Box set by the Cars
- Released: March 11, 2016
- Recorded: 1978–1987
- Genres: New wave; pop rock; power pop;
- Label: Elektra
- Producers: The Cars; Mutt Lange; Roy Thomas Baker; Mike Shipley;

The Cars chronology
| Classic Tracks (2008) | The Elektra Years 1978–1987 (2016) | Moving in Stereo: The Best of The Cars (2016) |

= The Elektra Years 1978–1987 =

The Elektra Years 1978–1987 is a box set containing the six albums released by the American new wave rock band the Cars during that time period.

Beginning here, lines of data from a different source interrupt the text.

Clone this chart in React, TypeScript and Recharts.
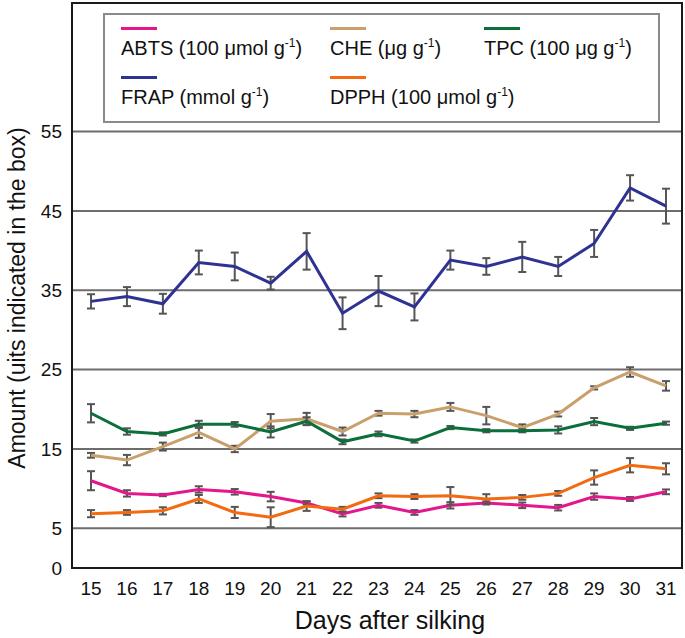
import { LineChart, Line, XAxis, YAxis, CartesianGrid, ErrorBar } from "recharts";

const days = [15, 16, 17, 18, 19, 20, 21, 22, 23, 24, 25, 26, 27, 28, 29, 30, 31];

const abts = [11.0, 9.4, 9.2, 9.9, 9.6, 9.0, 8.2, 6.8, 7.9, 7.0, 7.9, 8.2, 7.9, 7.6, 9.0, 8.7, 9.6];
const abtsErr = [1.2, 0.4, 0.15, 0.4, 0.35, 0.6, 0.2, 0.3, 0.3, 0.3, 0.4, 0.2, 0.35, 0.35, 0.4, 0.25, 0.3];

const che = [14.2, 13.6, 15.3, 17.1, 15.0, 18.5, 18.8, 17.2, 19.5, 19.4, 20.3, 19.2, 17.7, 19.4, 22.7, 24.7, 22.95];
const cheErr = [0.3, 0.65, 0.5, 0.7, 0.4, 0.9, 0.75, 0.5, 0.3, 0.4, 0.5, 1.1, 0.4, 0.3, 0.2, 0.6, 0.6];

const tpc = [19.5, 17.2, 16.9, 18.1, 18.1, 17.15, 18.5, 15.9, 16.9, 16.0, 17.7, 17.3, 17.3, 17.4, 18.45, 17.6, 18.25];
const tpcErr = [1.15, 0.4, 0.2, 0.45, 0.3, 0.7, 0.5, 0.3, 0.3, 0.2, 0.2, 0.2, 0.2, 0.45, 0.45, 0.2, 0.2];

const frap = [33.6, 34.2, 33.3, 38.5, 38.0, 35.9, 39.9, 32.1, 34.9, 32.9, 38.8, 38.0, 39.2, 38.0, 40.9, 47.9, 45.6];
const frapErr = [0.9, 1.2, 1.25, 1.5, 1.75, 0.8, 2.3, 2.0, 1.9, 1.7, 1.2, 1.05, 1.9, 1.2, 1.7, 1.6, 2.2];

const dpph = [6.85, 7.0, 7.2, 8.7, 7.0, 6.4, 7.8, 7.4, 9.1, 9.0, 9.1, 8.7, 8.9, 9.4, 11.4, 12.95, 12.5];
const dpphErr = [0.45, 0.3, 0.45, 0.5, 0.7, 1.25, 0.6, 0.3, 0.3, 0.3, 1.1, 0.6, 0.3, 0.3, 0.9, 0.9, 0.7];

const yTicks = [0, 5, 15, 25, 35, 45, 55];

const data = days.map((day, i) => ({
  day,
  abts: abts[i],
  abtsErr: abtsErr[i],
  che: che[i],
  cheErr: cheErr[i],
  tpc: tpc[i],
  tpcErr: tpcErr[i],
  frap: frap[i],
  frapErr: frapErr[i],
  dpph: dpph[i],
  dpphErr: dpphErr[i],
}));

const series = [
  { key: "abts", name: "ABTS (100 μmol g", color: "#e5168b", x: 121, y: 0 },
  { key: "che", name: "CHE (μg g", color: "#c9a06c", x: 330, y: 0 },
  { key: "tpc", name: "TPC (100 μg g", color: "#0b6e3b", x: 484, y: 0 },
  { key: "frap", name: "FRAP (mmol g", color: "#2f3193", x: 121, y: 1 },
  { key: "dpph", name: "DPPH (100 μmol g", color: "#f26b10", x: 330, y: 1 },
];

const font = "'Liberation Sans', Arial, sans-serif";

export default function App() {
  return (
    <div style={{ position: "absolute", left: 0, top: 0, width: 685, height: 638, fontFamily: font, background: "#fff" }}>
      <LineChart width={685} height={638} data={data} margin={{ top: 3, right: 3, bottom: 0, left: 0 }}>
        <CartesianGrid vertical={false} stroke="#6d6d6d" strokeWidth={2} />
        <XAxis
          dataKey="day"
          height={70}
          padding={{ left: 19, right: 16 }}
          tickLine={false}
          axisLine={false}
          tickMargin={8}
          tick={{ fill: "#111", fontSize: 19, fontFamily: font }}
          label={{
            content: () => (
              <text x={390} y={629} textAnchor="middle" fill="#111" fontSize={25} fontFamily={font}>
                Days after silking
              </text>
            ),
          }}
        />
        <YAxis
          width={72}
          domain={[0, 71.2]}
          ticks={yTicks}
          interval={0}
          tickLine={false}
          axisLine={false}
          tickMargin={4}
          tick={{ fill: "#111", fontSize: 19, fontFamily: font }}
          label={{
            content: () => (
              <text
                x={17}
                y={298}
                transform="rotate(-90 17 298)"
                textAnchor="middle"
                dominantBaseline="central"
                fill="#111"
                fontSize={23}
                fontFamily={font}
              >
                Amount (uits indicated in the box)
              </text>
            ),
          }}
        />
        {series.map((s) => (
          <Line
            key={s.key}
            dataKey={s.key}
            type="linear"
            stroke={s.color}
            strokeWidth={3}
            dot={false}
            activeDot={false}
            isAnimationActive={false}
          >
            <ErrorBar dataKey={s.key + "Err"} width={4} strokeWidth={2} stroke="#555" direction="y" isAnimationActive={false} />
          </Line>
        ))}
      </LineChart>

      <div
        style={{
          position: "absolute",
          left: 71,
          top: 2,
          width: 612,
          height: 567,
          border: "2px solid #1a1a1a",
          boxSizing: "border-box",
          pointerEvents: "none",
        }}
      />

      <div
        style={{
          position: "absolute",
          left: 103,
          top: 13,
          width: 557,
          height: 110,
          border: "2px solid #8a8a8a",
          boxSizing: "border-box",
          background: "#fff",
        }}
      />
      {series.map((s) => (
        <div key={s.key} style={{ position: "absolute", left: s.x, top: 27 + s.y * 49, color: "#111" }}>
          <div style={{ width: 36, height: 3, background: s.color }} />
          <div style={{ fontSize: 20, lineHeight: "20px", marginTop: 8, whiteSpace: "nowrap" }}>
            {s.name}
            <sup style={{ fontSize: 12, lineHeight: 0 }}>-1</sup>)
          </div>
        </div>
      ))}
    </div>
  );
}
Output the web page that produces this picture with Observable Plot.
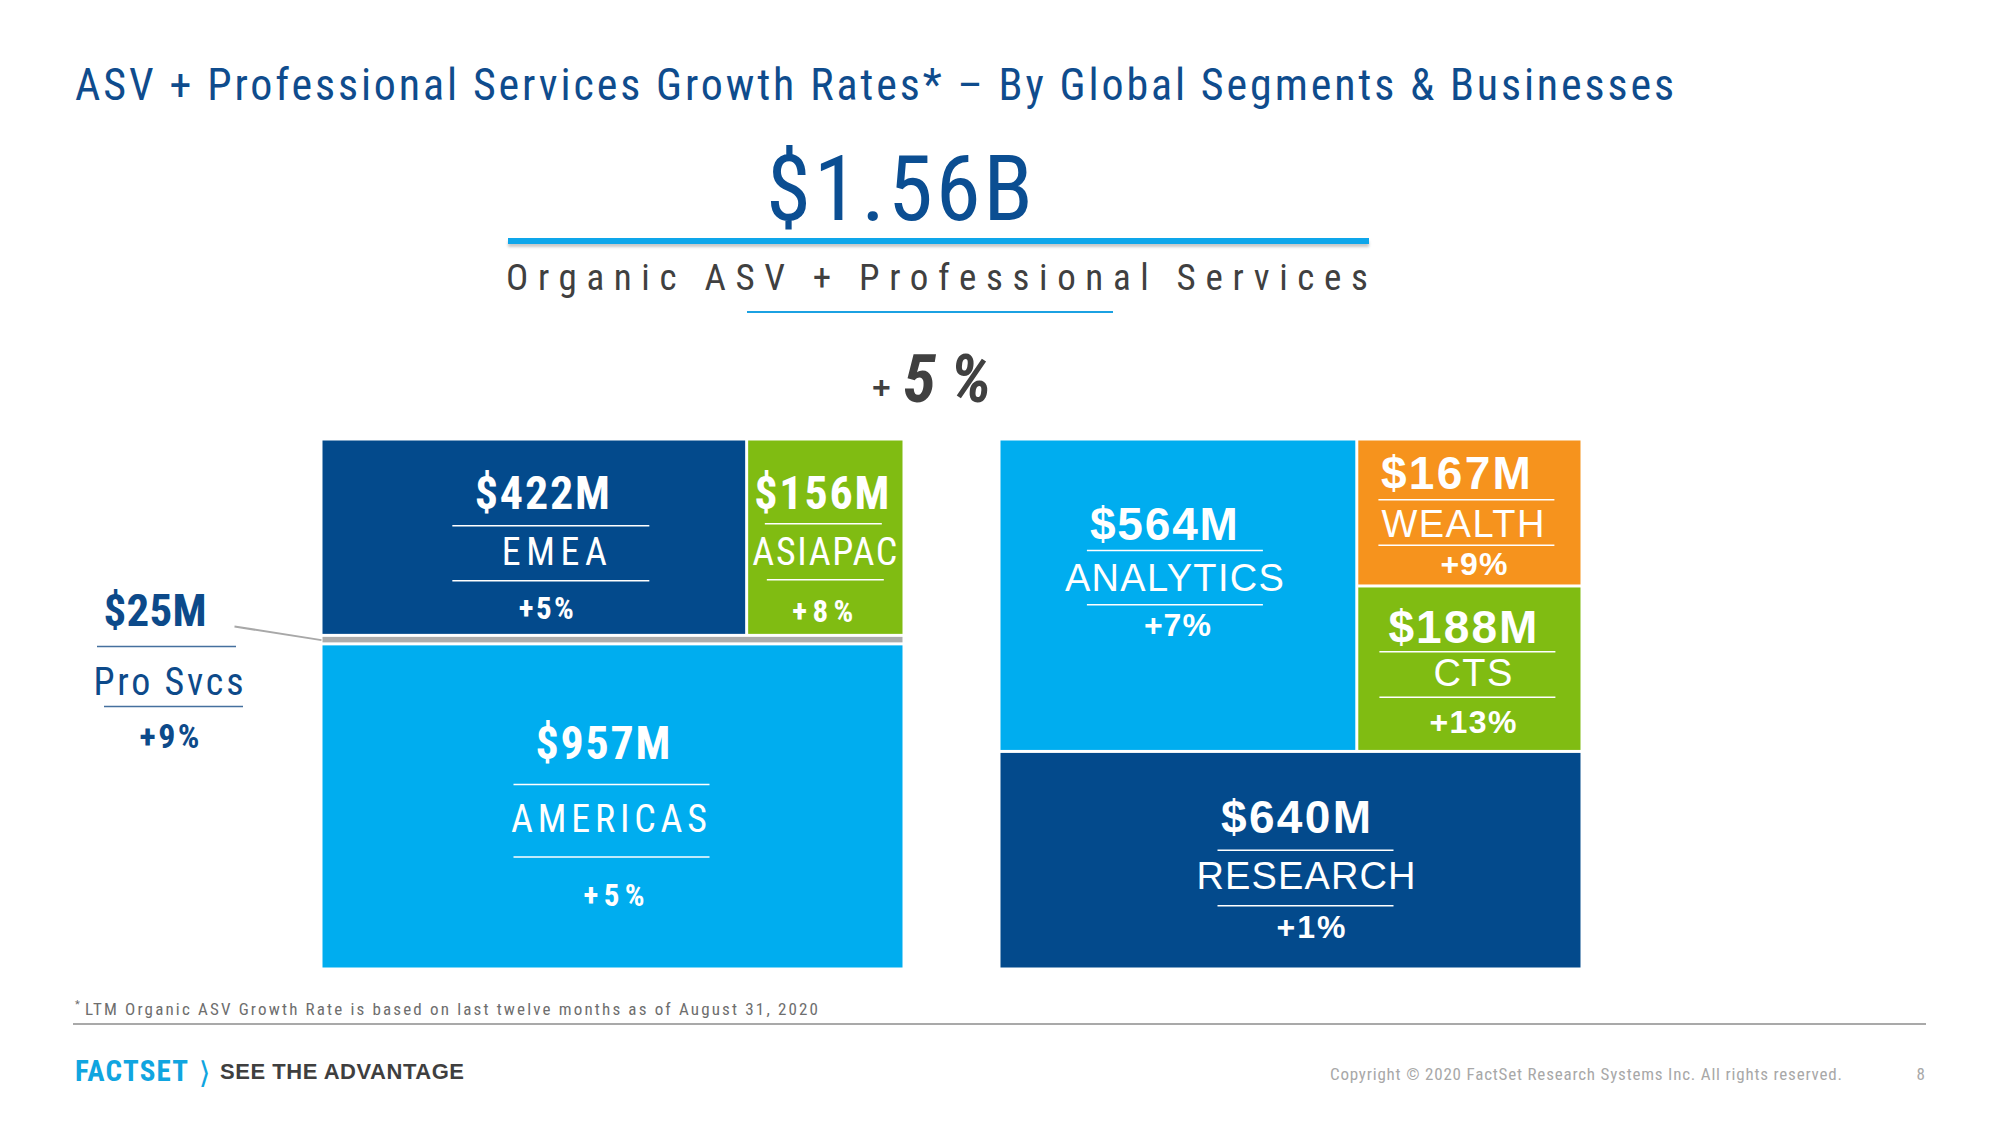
<!DOCTYPE html>
<html>
<head>
<meta charset="utf-8">
<script src="https://cdn.jsdelivr.net/npm/d3@7"></script>
<script src="https://cdn.jsdelivr.net/npm/@observablehq/plot@0.6"></script>
<style>
  html, body { margin:0; padding:0; background:#fff; overflow:hidden; }
  #slide { position:relative; width:2000px; height:1125px; overflow:hidden; background:#fff; }
  .t { position:absolute; white-space:nowrap; line-height:1; margin:0; }
  .narrow { font-family: "Liberation Sans Narrow", "Arial Narrow", "Roboto Condensed", "DejaVu Sans Condensed", sans-serif; }
  .sans { font-family: "Liberation Sans", Arial, sans-serif; }
  .bar { position:absolute; }
  #chart { position:absolute; left:0; top:420px; width:2000px; height:580px; }
</style>
</head>
<body>
<div id="slide">
  <div id="title" class="t narrow"></div>
  <div id="total" class="t narrow"></div>
  <div class="bar" style="left:508px;top:238px;width:861px;height:6px;background:#0ea6ea;box-shadow:0 3px 3px rgba(0,0,0,0.22);"></div>
  <div id="subtitle" class="t narrow"></div>
  <div class="bar" style="left:747px;top:311px;width:366px;height:2px;background:#1ba1e2;"></div>
  <div id="plus" class="t sans"></div>
  <div id="growth" class="t narrow"></div>
  <div id="chart"></div>
  <div id="fnstar" class="t narrow"></div>
  <div id="footnote" class="t narrow"></div>
  <div class="bar" style="left:73px;top:1023px;width:1853px;height:2px;background:#a9a9a9;"></div>
  <div id="logo" class="t narrow"></div>
  <div id="chev" class="t"></div>
  <div id="tagline" class="t sans"></div>
  <div id="copy" class="t narrow"></div>
  <div id="page" class="t narrow"></div>
</div>
<script>
// ---------------- data ----------------
const segmentNames   = ["EMEA", "ASIAPAC", "Pro Svcs", "AMERICAS"];
const segmentValues  = [422, 156, 25, 957];      // $M
const segmentGrowth  = [5, 8, 9, 5];             // %
const businessNames  = ["ANALYTICS", "WEALTH", "CTS", "RESEARCH"];
const businessValues = [564, 167, 188, 640];     // $M
const businessGrowth = [7, 9, 13, 1];            // %
const totalGrowth    = 5;                        // %
const titleText     = "ASV + Professional Services Growth Rates* \u2013 By Global Segments & Businesses";
const subtitleText  = "Organic ASV + Professional Services";
const footnoteText  = "LTM Organic ASV Growth Rate is based on last twelve months as of August 31, 2020";
const logoText      = "FACTSET";
const taglineText   = "SEE THE ADVANTAGE";
const copyrightText = "Copyright \u00a9 2020 FactSet Research Systems Inc. All rights reserved.";
const pageNumber    = "8";

// ---------------- styles / layout constants ----------------
const NARROW = "'Liberation Sans Narrow', 'Arial Narrow', 'Roboto Condensed', 'DejaVu Sans Condensed', sans-serif";
const SANS = "'Liberation Sans', Arial, sans-serif";
const PANEL_W = 583, PANEL_H = 530, GAP_W = 95, LEFT = 321, TOP = 19, SVG_W = 2000, SVG_H = 580;
const gapU = GAP_W / PANEL_W;
const C = {dark: "#034a8c", cyan: "#00adef", green: "#80bc12", orange: "#f6931d", gray: "#acacac", navyText: "#0d4a8a"};
const FILL = {EMEA: C.dark, ASIAPAC: C.green, "Pro Svcs": C.gray, AMERICAS: C.cyan,
              ANALYTICS: C.cyan, WEALTH: C.orange, CTS: C.green, RESEARCH: C.dark};
const segFont = {value: {size: 46, weight: "bold"}, label: {size: 38, weight: "normal"}, pct: {size: 31, weight: "bold"}};
const bizFont = {value: {size: 46, weight: "bold"}, label: {size: 38, weight: "normal"}, pct: {size: 32, weight: "bold"}};
// offsets [value, line1, label, line2, pct] relative to box centre (px); w = text widths [value, label, pct]
const STYLE = {
  EMEA:     {family: NARROW, font: segFont, color: "#fff", lineColor: "#fff", lineW: 197, w: [135, 105, 55], dy: [-29, -12, 27, 43, 81],  dx: [8, 17, 20, 17, 12]},
  ASIAPAC:  {family: NARROW, font: segFont, color: "#fff", lineColor: "#fff", lineW: 117, w: [135, 145, 61], dy: [-29, -14, 27, 42, 84], dx: [-4, -2, -1, 0, -3]},
  AMERICAS: {family: NARROW, font: segFont, color: "#fff", lineColor: "#fff", lineW: 196, w: [135, 196, 61], dy: [-48, -22.5, 25, 50, 99], dx: [-10, -1, -4, -1, 1]},
  "Pro Svcs": {family: NARROW, font: {value: {size: 45, weight: "bold"}, label: {size: 38, weight: "normal"}, pct: {size: 34, weight: "bold"}},
              color: C.navyText, lineColor: "#45709e", lineW: 139, w: [103, 150, 60], dy: [-14.6, 6.4, 54.4, 66.4, 107.4], dx: [-166.5, -154.5, -153, -147.5, -152]},
  ANALYTICS: {family: SANS, font: bizFont, color: "#fff", lineColor: "#fff", lineW: 176, w: [148, 219, 67], dy: [-55.6, -45.3, -4.6, 9.1, 40.6], dx: [-14.5, -3, -4, -3, -1]},
  WEALTH:    {family: SANS, font: bizFont, color: "#fff", lineColor: "#fff", lineW: 176, w: [150, 163, 67], dy: [-24.4, -13.3, 23.7, 32.2, 61.8], dx: [-14, -3, -7, -3, 4]},
  CTS:       {family: SANS, font: bizFont, color: "#fff", lineColor: "#fff", lineW: 176, w: [149, 79, 87], dy: [-26, -17.5, 16.5, 28, 64], dx: [-7, -2, 3, -2, 3]},
  RESEARCH:  {family: SANS, font: bizFont, color: "#fff", lineColor: "#fff", lineW: 176, w: [150, 219, 69], dy: [-28, -10.4, 28.4, 45, 77.3], dx: [5, 15, 15, 15, 20]}
};
const CALLOUT_LINK = [87, -13.6]; // start of connector relative to the Pro Svcs bar (px)

// ---------------- treemap layout from values ----------------
const seg = segmentNames.map((name, i) => ({name, value: segmentValues[i], growth: segmentGrowth[i]}));
const biz = businessNames.map((name, i) => ({name, value: businessValues[i], growth: businessGrowth[i]}));
const segTree = {children: [{children: [seg[0], seg[1]]}, seg[2], seg[3]]};
const bizTree = {children: [{children: [biz[0], {children: [biz[1], biz[2]]}]}, biz[3]]};
const tile = (node, x0, y0, x1, y1) => (node.depth % 2 ? d3.treemapDice : d3.treemapSlice)(node, x0, y0, x1, y1);
function layout(tree, offset) {
  const root = d3.hierarchy(tree).sum(d => d.value || 0);
  d3.treemap().size([1, 1]).round(false).tile(tile)(root);
  return root.leaves().map(l => ({
    name: l.data.name, value: l.data.value, growth: l.data.growth,
    x0: l.x0 + offset, x1: l.x1 + offset, y0: l.y0, y1: l.y1,
    cx: (l.x0 + l.x1) / 2 + offset, cy: (l.y0 + l.y1) / 2
  }));
}
const boxes = [...layout(segTree, 0), ...layout(bizTree, 1 + gapU)];

// ---------------- marks ----------------
const marks = [
  Plot.rect(boxes, {x1: "x0", x2: "x1", y1: "y0", y2: "y1", fill: d => FILL[d.name], inset: 1.5})
];
const textWidths = []; // in order of the text marks
for (const box of boxes) {
  const st = STYLE[box.name];
  const ax = box.name === "Pro Svcs" ? "x0" : "cx";
  const parts = [["value", `$${box.value}M`, 0], ["line"], ["label", box.name, 1], ["line"], ["pct", `+${box.growth}%`, 2]];
  parts.forEach(([role, txt, wi], i) => {
    if (role === "line") {
      const hw = st.lineW / 2 / PANEL_W;
      marks.push(Plot.ruleY([box], {y: "cy", x1: d => d[ax] - hw, x2: d => d[ax] + hw, dx: st.dx[i], dy: st.dy[i], stroke: st.lineColor, strokeWidth: 1.5}));
    } else {
      const f = st.font[role];
      textWidths.push(st.w[wi]);
      marks.push(Plot.text([box], {x: ax, y: "cy", text: () => txt, dx: st.dx[i], dy: st.dy[i], fill: st.color,
        fontSize: f.size, fontWeight: f.weight, fontFamily: st.family, textAnchor: "middle", lineAnchor: "bottom"}));
    }
  });
}
const pro = boxes.filter(d => d.name === "Pro Svcs");
marks.push(Plot.link(pro, {x1: d => d.x0 - CALLOUT_LINK[0] / PANEL_W, y1: d => d.cy + CALLOUT_LINK[1] / PANEL_H, x2: "x0", y2: "cy", stroke: "#a8a8a8", strokeWidth: 2}));

const chart = Plot.plot({
  width: SVG_W, height: SVG_H,
  marginLeft: LEFT, marginRight: SVG_W - LEFT - (2 * PANEL_W + GAP_W), marginTop: TOP, marginBottom: SVG_H - TOP - PANEL_H,
  x: {domain: [0, 2 + gapU], axis: null},
  y: {domain: [0, 1], reverse: true, axis: null},
  style: {background: "none", overflow: "visible"},
  marks
});
document.getElementById("chart").appendChild(chart);
chart.querySelectorAll("text").forEach((t, i) => {
  if (textWidths[i] != null) {
    // only add spacing, never squeeze glyphs together
    const natural = t.getComputedTextLength();
    if (textWidths[i] > natural) {
      t.setAttribute("textLength", textWidths[i]);
      t.setAttribute("lengthAdjust", "spacing");
    }
  }
});

// ---------------- header / footer text ----------------
function place(id, text, {x, baseline, anchor = "start", width = null, size, weight = "normal", style = "normal", color, ls = null}) {
  const el = document.getElementById(id);
  el.textContent = text;
  Object.assign(el.style, {fontSize: size + "px", fontWeight: weight, fontStyle: style, color, left: "0px", top: "0px", letterSpacing: "0px"});
  let ink = el.getBoundingClientRect().width;
  if (width != null) {
    const n = Array.from(text).length;
    const s = n > 1 ? (width - ink) / (n - 1) : 0;
    el.style.letterSpacing = s + "px";
    ink = width;
  } else if (ls != null) {
    el.style.letterSpacing = ls + "px";
    ink = el.getBoundingClientRect().width - ls;
  }
  const probe = document.createElement("span");
  probe.style.cssText = "display:inline-block;width:0;height:0;vertical-align:baseline;";
  el.appendChild(probe);
  const base = probe.getBoundingClientRect().top - el.getBoundingClientRect().top;
  el.removeChild(probe);
  const left = anchor === "middle" ? x - ink / 2 : anchor === "end" ? x - ink : x;
  el.style.left = left + "px";
  el.style.top = (baseline - base) + "px";
}
const totalB = d3.sum(segmentValues) / 1000;
place("title", titleText, {x: 75, baseline: 100, width: 1599, size: 44, color: "#0f4c8d"});
place("total", `$${totalB.toFixed(2)}B`, {x: 766, baseline: 220, width: 267, size: 91, color: "#0b4e92"});
place("subtitle", subtitleText, {x: 506, baseline: 290, width: 862, size: 37, color: "#404040"});
place("plus", "+", {x: 872, baseline: 398, size: 32, weight: "bold", color: "#404040"});
place("growth", `${totalGrowth}%`, {x: 903, baseline: 402, size: 67, weight: "bold", style: "italic", color: "#404040", ls: 14});
place("fnstar", "*", {x: 75, baseline: 1008, size: 11, color: "#6e6e6e"});
place("footnote", footnoteText, {x: 85, baseline: 1015, width: 733, size: 17, color: "#6e6e6e"});
place("logo", logoText, {x: 75, baseline: 1081, width: 113, size: 29, weight: "bold", color: "#10a5e0"});
document.getElementById("chev").style.fontFamily = "'DejaVu Sans', sans-serif";
place("chev", "\u27e9", {x: 204.5, anchor: "middle", baseline: 1083, size: 30, color: "#10a5e0"});
place("tagline", taglineText, {x: 220, baseline: 1079, width: 244, size: 22, weight: "bold", color: "#3f3f3f"});
place("copy", copyrightText, {x: 1330, baseline: 1080, width: 512, size: 17, color: "#a8a8a8"});
place("page", pageNumber, {x: 1925, anchor: "end", baseline: 1080, size: 17, color: "#a8a8a8"});
</script>
</body>
</html>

Each album was newly remastered by Ted Jensen, under the supervision of band member Ric Ocasek. It was released in 2016 on Elektra Records on CD, digital and vinyl formats.

Professional ratings
Review scores
| Source | Rating |
| AllMusic | Star |
| PopMatters | Star |

==Albums==
1. The Cars (1978)
2. Candy-O (1979)
3. Panorama (1980)
4. Shake It Up (1981)
5. Heartbeat City (1984)
6. Door to Door (1987)

- Notes
- The CD packaging replicates the original vinyl releases with the original vinyl inner sleeves serving as inserts for the CD slipcases.
- Heartbeat City in this box set is now released with white color borders instead of the original maroon, this change in color is what the band intended for the original release.
- The albums do not feature any bonus tracks. Consequently, non-album tracks released by the Cars on Elektra (most notably the hit "Tonight She Comes", as well as several B-sides and remixes) do not appear in this box set compilation.